(SET TASK) Beginning with the first line, set down every line through the one containing "const valori = [24.02, 16.31, 42.25, 3.38, 3.92, 10.13];", exactly as it appears, but not the pictures.

* Start DATASET CONTENT *

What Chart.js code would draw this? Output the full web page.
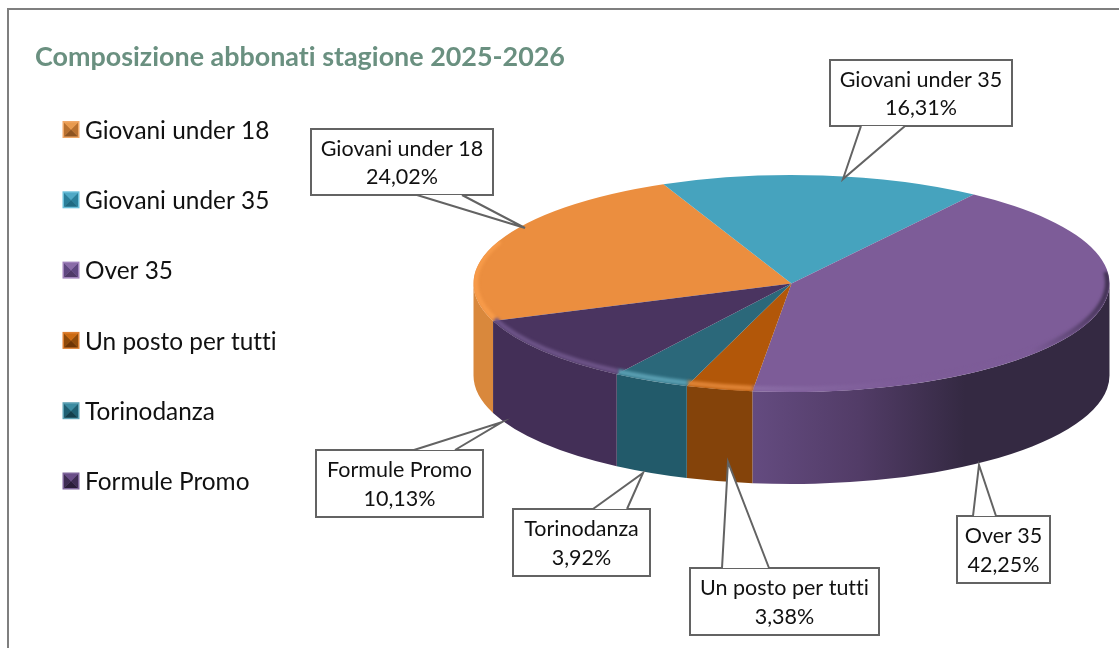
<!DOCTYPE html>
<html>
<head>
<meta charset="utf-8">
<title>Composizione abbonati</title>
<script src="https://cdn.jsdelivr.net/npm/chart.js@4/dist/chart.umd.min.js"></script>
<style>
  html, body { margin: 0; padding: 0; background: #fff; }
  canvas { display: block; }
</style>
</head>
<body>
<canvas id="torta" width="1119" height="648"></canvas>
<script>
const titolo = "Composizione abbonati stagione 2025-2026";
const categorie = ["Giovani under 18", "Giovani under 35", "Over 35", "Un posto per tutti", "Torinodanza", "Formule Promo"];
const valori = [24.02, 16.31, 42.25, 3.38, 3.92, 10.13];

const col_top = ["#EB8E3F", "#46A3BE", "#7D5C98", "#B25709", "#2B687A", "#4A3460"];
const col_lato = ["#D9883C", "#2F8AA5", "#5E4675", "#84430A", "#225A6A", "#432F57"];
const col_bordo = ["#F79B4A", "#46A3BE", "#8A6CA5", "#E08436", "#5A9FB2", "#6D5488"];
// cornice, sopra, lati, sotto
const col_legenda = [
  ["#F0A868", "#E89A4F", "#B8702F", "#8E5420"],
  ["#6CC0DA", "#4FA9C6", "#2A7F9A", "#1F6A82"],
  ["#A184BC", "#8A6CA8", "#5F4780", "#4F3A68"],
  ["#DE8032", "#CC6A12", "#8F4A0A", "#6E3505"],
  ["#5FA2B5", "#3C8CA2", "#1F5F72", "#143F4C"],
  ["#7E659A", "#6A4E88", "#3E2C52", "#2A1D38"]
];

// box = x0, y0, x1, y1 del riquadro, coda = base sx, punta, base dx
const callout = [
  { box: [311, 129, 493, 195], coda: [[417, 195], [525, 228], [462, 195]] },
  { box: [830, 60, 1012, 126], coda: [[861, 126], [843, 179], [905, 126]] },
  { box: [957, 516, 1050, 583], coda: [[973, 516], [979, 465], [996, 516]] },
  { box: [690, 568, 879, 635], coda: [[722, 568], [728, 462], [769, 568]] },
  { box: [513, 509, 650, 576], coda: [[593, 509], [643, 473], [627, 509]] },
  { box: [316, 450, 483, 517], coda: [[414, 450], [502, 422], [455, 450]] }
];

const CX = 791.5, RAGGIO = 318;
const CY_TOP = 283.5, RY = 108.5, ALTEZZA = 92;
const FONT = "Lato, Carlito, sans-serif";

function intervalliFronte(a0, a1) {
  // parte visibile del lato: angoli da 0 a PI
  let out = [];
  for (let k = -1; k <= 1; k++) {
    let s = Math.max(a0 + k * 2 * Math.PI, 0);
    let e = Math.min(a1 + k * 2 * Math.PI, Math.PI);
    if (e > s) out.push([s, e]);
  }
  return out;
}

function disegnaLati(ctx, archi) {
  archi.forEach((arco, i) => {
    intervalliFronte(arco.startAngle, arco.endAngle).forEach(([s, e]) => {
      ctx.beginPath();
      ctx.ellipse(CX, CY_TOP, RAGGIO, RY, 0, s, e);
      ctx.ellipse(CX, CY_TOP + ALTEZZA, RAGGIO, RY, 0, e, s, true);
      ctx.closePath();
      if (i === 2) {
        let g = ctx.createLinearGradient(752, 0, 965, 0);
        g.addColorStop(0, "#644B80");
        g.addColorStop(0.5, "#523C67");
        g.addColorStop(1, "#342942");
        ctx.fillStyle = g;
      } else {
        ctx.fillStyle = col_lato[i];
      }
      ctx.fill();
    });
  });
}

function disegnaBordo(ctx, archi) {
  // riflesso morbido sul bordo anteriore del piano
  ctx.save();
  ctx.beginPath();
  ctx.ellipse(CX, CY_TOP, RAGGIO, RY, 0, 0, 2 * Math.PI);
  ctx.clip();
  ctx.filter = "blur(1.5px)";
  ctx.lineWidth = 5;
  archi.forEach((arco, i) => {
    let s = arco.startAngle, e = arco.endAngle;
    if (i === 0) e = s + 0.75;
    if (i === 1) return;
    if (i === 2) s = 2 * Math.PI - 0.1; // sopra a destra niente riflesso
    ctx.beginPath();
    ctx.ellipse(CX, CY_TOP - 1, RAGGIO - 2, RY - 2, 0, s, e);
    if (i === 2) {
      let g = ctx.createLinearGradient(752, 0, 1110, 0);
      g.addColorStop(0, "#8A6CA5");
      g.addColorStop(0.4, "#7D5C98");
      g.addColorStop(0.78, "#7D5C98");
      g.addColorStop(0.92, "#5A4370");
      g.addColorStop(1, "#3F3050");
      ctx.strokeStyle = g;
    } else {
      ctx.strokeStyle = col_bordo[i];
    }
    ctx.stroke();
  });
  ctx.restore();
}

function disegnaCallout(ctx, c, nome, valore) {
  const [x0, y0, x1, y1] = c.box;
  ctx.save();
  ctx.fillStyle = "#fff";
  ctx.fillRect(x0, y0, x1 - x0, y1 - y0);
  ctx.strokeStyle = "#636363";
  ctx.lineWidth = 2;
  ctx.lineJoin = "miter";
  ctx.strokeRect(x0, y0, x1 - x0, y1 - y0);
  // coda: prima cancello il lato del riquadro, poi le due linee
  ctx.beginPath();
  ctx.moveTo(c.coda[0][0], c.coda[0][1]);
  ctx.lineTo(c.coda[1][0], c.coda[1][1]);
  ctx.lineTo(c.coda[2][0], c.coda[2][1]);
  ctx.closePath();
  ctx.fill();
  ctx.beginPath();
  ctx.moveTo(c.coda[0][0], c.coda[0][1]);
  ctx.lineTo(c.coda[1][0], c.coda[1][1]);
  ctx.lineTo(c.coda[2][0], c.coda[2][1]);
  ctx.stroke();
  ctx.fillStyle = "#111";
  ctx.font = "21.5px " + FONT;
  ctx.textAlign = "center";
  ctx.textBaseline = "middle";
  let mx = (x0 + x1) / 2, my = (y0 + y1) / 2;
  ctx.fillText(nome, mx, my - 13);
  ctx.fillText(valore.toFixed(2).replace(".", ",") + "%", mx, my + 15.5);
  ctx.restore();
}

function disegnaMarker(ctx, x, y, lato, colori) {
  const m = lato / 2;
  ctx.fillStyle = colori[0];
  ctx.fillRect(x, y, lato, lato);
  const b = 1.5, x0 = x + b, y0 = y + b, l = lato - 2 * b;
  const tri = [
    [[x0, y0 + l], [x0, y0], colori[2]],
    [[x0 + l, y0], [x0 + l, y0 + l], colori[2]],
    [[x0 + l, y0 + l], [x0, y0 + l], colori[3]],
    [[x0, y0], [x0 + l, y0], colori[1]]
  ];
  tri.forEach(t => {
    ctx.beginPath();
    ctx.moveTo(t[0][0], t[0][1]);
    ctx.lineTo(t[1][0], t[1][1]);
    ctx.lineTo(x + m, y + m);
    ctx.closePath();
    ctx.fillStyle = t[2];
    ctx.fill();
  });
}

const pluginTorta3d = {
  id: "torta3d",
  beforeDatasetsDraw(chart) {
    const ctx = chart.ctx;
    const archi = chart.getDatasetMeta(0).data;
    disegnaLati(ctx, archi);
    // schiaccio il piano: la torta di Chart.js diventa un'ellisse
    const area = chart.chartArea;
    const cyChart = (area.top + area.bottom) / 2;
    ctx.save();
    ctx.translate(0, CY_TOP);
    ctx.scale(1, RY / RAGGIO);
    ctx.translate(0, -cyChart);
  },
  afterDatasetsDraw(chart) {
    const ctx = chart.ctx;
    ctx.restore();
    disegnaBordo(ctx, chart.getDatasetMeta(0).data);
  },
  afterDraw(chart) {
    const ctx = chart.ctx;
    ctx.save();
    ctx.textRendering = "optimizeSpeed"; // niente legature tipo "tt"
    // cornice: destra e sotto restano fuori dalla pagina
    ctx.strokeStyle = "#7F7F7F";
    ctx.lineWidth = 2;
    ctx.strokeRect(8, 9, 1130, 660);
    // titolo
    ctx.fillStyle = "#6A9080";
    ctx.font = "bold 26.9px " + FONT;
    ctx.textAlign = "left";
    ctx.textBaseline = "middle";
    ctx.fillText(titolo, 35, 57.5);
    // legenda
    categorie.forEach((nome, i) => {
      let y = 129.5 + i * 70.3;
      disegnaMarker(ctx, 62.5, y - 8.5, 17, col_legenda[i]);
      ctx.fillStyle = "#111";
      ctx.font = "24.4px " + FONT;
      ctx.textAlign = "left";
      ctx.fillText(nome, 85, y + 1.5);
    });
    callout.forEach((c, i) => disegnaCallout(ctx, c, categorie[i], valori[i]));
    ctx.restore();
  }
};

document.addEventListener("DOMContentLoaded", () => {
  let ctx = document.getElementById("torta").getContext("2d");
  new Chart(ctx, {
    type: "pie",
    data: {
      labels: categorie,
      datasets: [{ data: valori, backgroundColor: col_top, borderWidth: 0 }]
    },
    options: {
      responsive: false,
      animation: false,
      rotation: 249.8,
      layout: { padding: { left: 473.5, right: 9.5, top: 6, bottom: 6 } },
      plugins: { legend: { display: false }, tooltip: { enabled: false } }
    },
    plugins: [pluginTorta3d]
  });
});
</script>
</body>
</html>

* End DATASET CONTENT *

(WRITTEN ANSWER)
What Chart.js code would draw this? Output the full web page.
<!DOCTYPE html>
<html>
<head>
<meta charset="utf-8">
<title>Composizione abbonati</title>
<script src="https://cdn.jsdelivr.net/npm/chart.js@4/dist/chart.umd.min.js"></script>
<style>
  html, body { margin: 0; padding: 0; background: #fff; }
  canvas { display: block; }
</style>
</head>
<body>
<canvas id="torta" width="1119" height="648"></canvas>
<script>
const titolo = "Composizione abbonati stagione 2025-2026";
const categorie = ["Giovani under 18", "Giovani under 35", "Over 35", "Un posto per tutti", "Torinodanza", "Formule Promo"];
const valori = [24.02, 16.31, 42.25, 3.38, 3.92, 10.13];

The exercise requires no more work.